= Kenneth A. Frank =

Kenneth A. Frank is an American clinical psychologist and psychoanalyst, and co-founder of the National Institute for the Psychotherapies in New York City, where he is Director of Training. A faculty member of the Columbia University College of Physicians and Surgeons from 1974 to 2009, he was Clinical Professor in Psychiatry from 1996 to 2009. He received his MA (1964) and PhD (1967) in Clinical Psychology from Columbia University.

Frank has published several books and numerous other scholarly publications examining psychoanalysis, cognitive-behavior therapy, and integrative psychotherapy. In particular, Psychoanalytic participation: Action, interaction, and integration.

He is on the advisory board of the International Association for Relational Psychoanalysis and Psychotherapy, a faculty member of the Steven Mitchell Center for Relational Studies in New York City, and the Senior Consulting Editor of Psychoanalytic Perspectives: An International Journal of Integration and Innovation.

==Representative publications==
- Frank, K.A. (2009). Ending with options. Psychoanal. Inquiry, 29:136–156.
- Frank, K.A. (2007). Getting Practical in Analysis: A Review of Owen Renik's Practical Psychoanalysis for Therapists and Patients.
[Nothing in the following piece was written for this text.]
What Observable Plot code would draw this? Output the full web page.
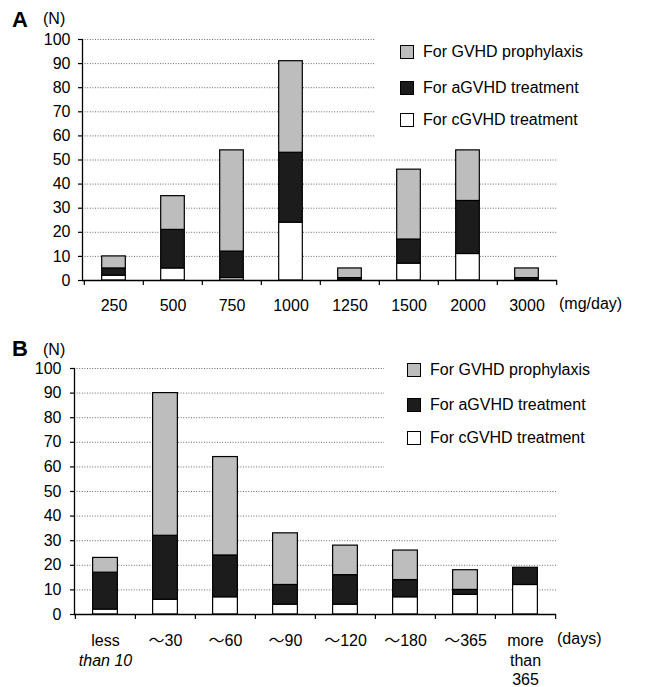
<!DOCTYPE html>
<html><head><meta charset="utf-8">
<script src="https://cdn.jsdelivr.net/npm/d3@7"></script>
<script src="https://cdn.jsdelivr.net/npm/@observablehq/plot@0.6"></script>
<style>
body{margin:0;background:#fff;font-family:"Liberation Sans",Arial,"Noto Sans CJK JP",sans-serif;}
#wrap{position:relative;width:646px;height:687px;overflow:hidden;}
#wrap svg{position:absolute;left:0;}
.abs{position:absolute;color:#000;white-space:nowrap;line-height:1;font-size:16px;}
.legend{position:absolute;background:#fff;}
.sw{position:absolute;width:14px;height:14px;border:1px solid #000;box-sizing:border-box;}
</style></head><body><div id="wrap"></div>
<script>
// Panel A: daily dose (mg/day)
const doseCats = ["250","500","750","1000","1250","1500","2000","3000"];
const doseC = [2,5,1,24,0,7,11,0];
const doseA = [3,16,11,29,1,10,22,1];
const doseP = [5,14,42,38,4,29,21,4];
// Panel B: duration (days)
const durCats = ["less\nthan 10","〜30","〜60","〜90","〜120","〜180","〜365","more\nthan\n365"];
const durC = [2,6,7,4,4,7,8,12];
const durA = [15,26,17,8,12,7,2,7];
const durP = [6,58,40,21,12,12,8,0];

const yTicks = [0,10,20,30,40,50,60,70,80,90,100];
const S_P = "For GVHD prophylaxis", S_A = "For aGVHD treatment", S_C = "For cGVHD treatment";
const series = [S_P, S_A, S_C];
const colors = ["#bdbdbd", "#1c1c1c", "#ffffff"];
const FONT = '"Liberation Sans", Arial, "Noto Sans CJK JP", sans-serif';

function panel({cats, c, a, p, ml, mr, mt, mb, height, barW, yPad, labelPad}) {
  const width = 646;
  const rows = [];
  cats.forEach((cat, i) => {
    rows.push({cat, s: S_C, v: c[i]}, {cat, s: S_A, v: a[i]}, {cat, s: S_P, v: p[i]});
  });
  const step = (width - ml - mr) / cats.length;
  const inset = (step - barW) / 2;
  return Plot.plot({
    width, height, marginLeft: ml, marginRight: mr, marginTop: mt, marginBottom: mb,
    style: {fontSize: "16px", fontFamily: FONT, color: "#000", background: "transparent", overflow: "visible"},
    x: {domain: cats, padding: 0},
    y: {domain: [0, 100]},
    color: {domain: series, range: colors},
    marks: [
      Plot.gridY(yTicks.slice(1), {stroke: "#444", strokeOpacity: 1, strokeWidth: 0.8, strokeDasharray: "1,1.6"}),
      Plot.barY(rows, {x: "cat", y: "v", fill: "s", order: [S_C, S_A, S_P], stroke: "#000", strokeWidth: 1.2, insetLeft: inset, insetRight: inset}),
      Plot.ruleY([0], {stroke: "#000", strokeWidth: 1.3}),
      Plot.frame({anchor: "left", stroke: "#000", strokeWidth: 1.3}),
      Plot.axisY({ticks: yTicks, tickSize: 4, tickPadding: yPad, label: null, fontSize: 16, strokeWidth: 1.2}),
      Plot.axisX({tickSize: 5, fill: "none", label: null, dx: -step / 2, strokeWidth: 1.2}),
      Plot.axisX({ticks: [cats[cats.length - 1]], tickSize: 5, fill: "none", label: null, dx: step / 2, strokeWidth: 1.2}),
      Plot.axisX({tickSize: 0, tickPadding: labelPad, label: null, fontSize: 16, lineHeight: 1.22})
    ]
  });
}

const wrap = document.getElementById("wrap");
const svgA = panel({cats: doseCats, c: doseC, a: doseA, p: doseP, ml: 82, mr: 89, mt: 39, mb: 40, height: 320, barW: 24, yPad: 8, labelPad: 17});
svgA.style.top = "0px";
wrap.appendChild(svgA);
const svgB = panel({cats: durCats, c: durC, a: durA, p: durP, ml: 74, mr: 90, mt: 48, mb: 73, height: 367, barW: 25, yPad: 9, labelPad: 18});
svgB.style.top = "320px";
wrap.appendChild(svgB);

// italic "than 10"
wrap.querySelectorAll("tspan, text").forEach(el => {
  if (el.children.length === 0 && el.textContent === "than 10") el.setAttribute("font-style", "italic");
});

function addText(txt, x, top, opts = {}) {
  const d = document.createElement("div");
  d.className = "abs";
  d.textContent = txt;
  d.style.left = x + "px";
  d.style.top = top + "px";
  if (opts.size) d.style.fontSize = opts.size + "px";
  if (opts.bold) d.style.fontWeight = "bold";
  wrap.appendChild(d);
  return d;
}
addText("A", 12, 8.5, {size: 22, bold: true});
addText("(N)", 43, 10.5);
addText("(mg/day)", 559, 296);
addText("B", 12, 338, {size: 22, bold: true});
addText("(N)", 43, 341.5);
addText("(days)", 557, 631);

function legend(left, top, w, h, swX, txtX, centers) {
  const bg = document.createElement("div");
  bg.className = "legend";
  Object.assign(bg.style, {left: left + "px", top: top + "px", width: w + "px", height: h + "px"});
  wrap.appendChild(bg);
  series.forEach((s, i) => {
    const sw = document.createElement("div");
    sw.className = "sw";
    Object.assign(sw.style, {left: swX + "px", top: (centers[i] - 7) + "px", background: colors[i]});
    wrap.appendChild(sw);
    addText(s, txtX, centers[i] - 7.8);
  });
}
legend(375, 30, 271, 111, 400, 423, [52, 88, 120]);
legend(384, 352, 262, 120, 407, 430, [370, 405, 438]);
</script>
</body></html>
Psychoanalytic Perspectives, 5:149–158.
- Frank, K. A. (2005). Toward conceptualizing the personal relationship in therapeutic action: Beyond the "real" relationship. Psychoanal. Perspectives, 3(1) 15–56.
- Frank, K. A. (2002). The "ins and outs" of enactment: A relational bridge for psychotherapy integration. J. Psychother. Integration, 12:267–286.
- Frank, K.A. (2001). Commentary: further thoughts about assimilative integration. J. Psychother. Integration, 11, 1, 131–152.
- Frank, K. A. (1999). Psychoanalytic participation: Action, interaction, and integration. Mahwah, NJ: Analytic Press.
- Frank, K.A. (Ed.) (1977). The Human Dimension in Psychoanalytic Practice. New York: Grune & Stratton.